In football, there is no greater sound than the ball itself hitting the back of the net. It is also a great sound, meaning that a goal has been scored, barring an assistant referee’s flag or a Video Assistant Referee’s intervention. What few people ever stop to think about, though, is when the football net actually came into being.
Whilst it would be tempting to think that it has just always been there, the truth of the matter is a little more complicated than that. It was actually invented in 1889 by a man called John Alexander Brodie, who was a civil engineer with a lot more to his name.
Brodie’s Early Life

John Alexander Brodie was born on the first of June 1858 in the Shropshire market town of Bridgnorth. His father, as you might have guessed from his name, was a Scot who came from the village of Kettins to work in England. When he grew up, Brodie served an apprenticeship whilst working in the engineering department of the Mersey Docks and Harbour Board in 1875. He worked under the Chief Engineer, George Fosbery Lyster and in 1879 gained a Whitworth Scholarship as well as a Canning Scholarship, which allowed him to study at Owen’s College.
He studied mathematics during his time at what is now part of the University of Manchester, moving on to work at the office of Sir Joseph Whitworth in the wake of his graduation. Not long after that, he began working for Liverpool City Engineer’s Department, leaving there in order to set up his own private consultancy. As part of that, he briefly moved to Bilbao in Spain, not returning to the United Kingdom until 1884. Brodie was a keen sportsman, playing both rugby and golf and also enjoying watching football when he was given the chance to do so, heading to both Anfield and Goodison Park.
Inventing the Football Net

It was whilst Brodie was at the home of Everton that he came up with the idea of the football goal net. Prior to that moment, there was nothing to stop the ball when it crossed the goal line, which could often lead to consternation if a goal wasn’t awarded. Whilst at Goodison Park, Brodie saw a near riot when Everton thought that they had scored a goal, only for nothing to be awarded to the Blues. He realised at that moment that there was immense value in attaching a net onto the goalposts, which would catch the ball and act, in Brodie’s words, as a ‘pocket’ for it.
#Liverpool OTD – 1889: John Alexander Brodie patents his new invention…….. goal nets ⚽️🥅⚽️
— liverpool1207.bsky.social (@liverpool1207.bsky.social) 28 November 2024 at 12:13
In 1889, Brodie entered a patent for the net, saying that it was for ‘improvements in or applicable to goals used in football, lacrosse, or other like games’. It was an invention that all but changed the game, soon spreading from England to other parts of the world and remaining in place ever since. Such was the importance of Brodie’s achievement, in fact, that he was given a blue plaque, which was positioned on his Victorian detached villa on Ullet Road.
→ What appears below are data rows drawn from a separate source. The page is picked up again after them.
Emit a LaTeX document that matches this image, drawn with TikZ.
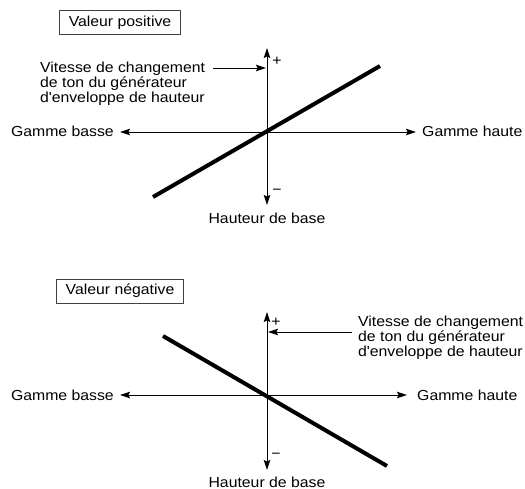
\documentclass[tikz,border=0pt]{standalone}
\usepackage{fontspec}
\setmainfont{Liberation Sans}[FakeStretch=1.09]
\usetikzlibrary{arrows.meta}

\begin{document}
\begin{tikzpicture}[
    x=1pt, y=-1pt,
    every node/.style={font=\fontsize{14.5}{15}\selectfont, inner sep=0pt},
    caption/.style={
        rectangle,
        draw=black!75,
        line width=0.6pt,
        inner xsep=9pt,
        minimum height=24pt
    },
    axis/.style={draw, line width=0.9pt, {Stealth[length=10pt,width=6.5pt,inset=1.5pt]}-{Stealth[length=10pt,width=6.5pt,inset=1.5pt]}},
    pointer/.style={draw, line width=0.9pt, -{Stealth[length=10pt,width=6.5pt,inset=1.5pt]}},
    slope/.style={draw, line width=4pt},
    note/.style={align=left, anchor=north west}
]
\useasboundingbox (0,0) rectangle (525,489);

% positive value
\node (pos) [caption] at (120,22.5) {Valeur positive};
\coordinate (pTop) at (267,48);
\coordinate (pBot) at (267,205);
\coordinate (pLeft) at (120,132);
\coordinate (pRight) at (416,132);
\coordinate (pA) at (153,197);
\coordinate (pB) at (380,66);
\coordinate (pTail) at (213,68);
\coordinate (pHead) at (266,68);

\node (pnote) [note] at (40,62) {Vitesse de changement\\de ton du générateur\\d\textquotesingle enveloppe de hauteur};
\node (plow) [anchor=base east] at (114,137) {Gamme basse};
\node (phigh) [anchor=base west] at (422,137) {Gamme haute};
\node (pbase) [anchor=base] at (267,224) {Hauteur de base};
\node (pplus) at (277,61) {+};
\node (pminus) at (277,192) {−};

\path [axis] (pBot) -- (pTop);
\path [axis] (pLeft) -- (pRight);
\path [pointer] (pTail) -- (pHead);
\path [slope] (pA) -- (pB);

% negative value
\node (neg) [caption] at (120,291) {Valeur négative};
\coordinate (nTop) at (267,312);
\coordinate (nBot) at (267,470);
\coordinate (nLeft) at (120,395);
\coordinate (nRight) at (407,395);
\coordinate (nA) at (163,336);
\coordinate (nB) at (387,466);
\coordinate (nTail) at (352,332);
\coordinate (nHead) at (268,332);

\node (nnote) [note] at (358,316) {Vitesse de changement\\de ton du générateur\\d\textquotesingle enveloppe de hauteur};
\node (nlow) [anchor=base east] at (114,400) {Gamme basse};
\node (nhigh) [anchor=base west] at (417,400) {Gamme haute};
\node (nbase) [anchor=base] at (267,487) {Hauteur de base};
\node (nplus) at (276,322) {+};
\node (nminus) at (276,456) {−};

\path [axis] (nBot) -- (nTop);
\path [axis] (nLeft) -- (nRight);
\path [pointer] (nTail) -- (nHead);
\path [slope] (nA) -- (nB);

\end{tikzpicture}
\end{document}
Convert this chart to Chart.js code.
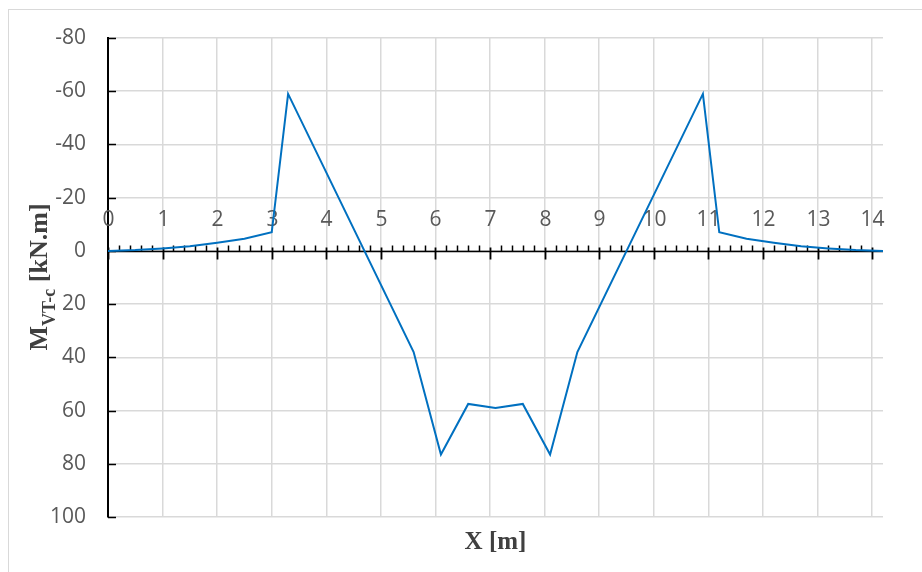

In fact, his plaque, along with one for the inventor of Meccano and Dinky toys, Frank Hornby, were the first two outside of London.
More to His Life Than Football Nets

Whilst football nets will arguably go down as the invention from Brodie that most people will have seen in effect at one point or another, there was a lot more to his life than just that. Not long after returning to Liverpool in 1898, for example, he suggested improvements to the road layout that included the first ring road and a dual carriageway with a space for trams in the middle. That is why the likes of Menlove Avenue and Queens Drive in Liverpool are so wide. He was also an important voice in the use of pre-fabricated housing technology, allowing for houses to be built quickly and cheaply.
A man who was interested in town planning, Brodie was invited to India twice in order to help both select the site for and create the plans of New Delhi. In terms of an engineering achievement, however, there is little question that Brodie’s most important creation was the Mersey Tunnel. Brodie and Sir Basil Mott worked on the tunnel, which runs from the centre of Liverpool through to Birkenhead on the Wirral, being completed in 1934. When the tunnel was constructed, it was the longest such underwater road tunnel anywhere in the world, which remained the case for 24 years.
If you ever happen to be travelling from the Wirral to Liverpool for a football match, therefore, you can marvel at one of Brodie’s creations before being thankful for another.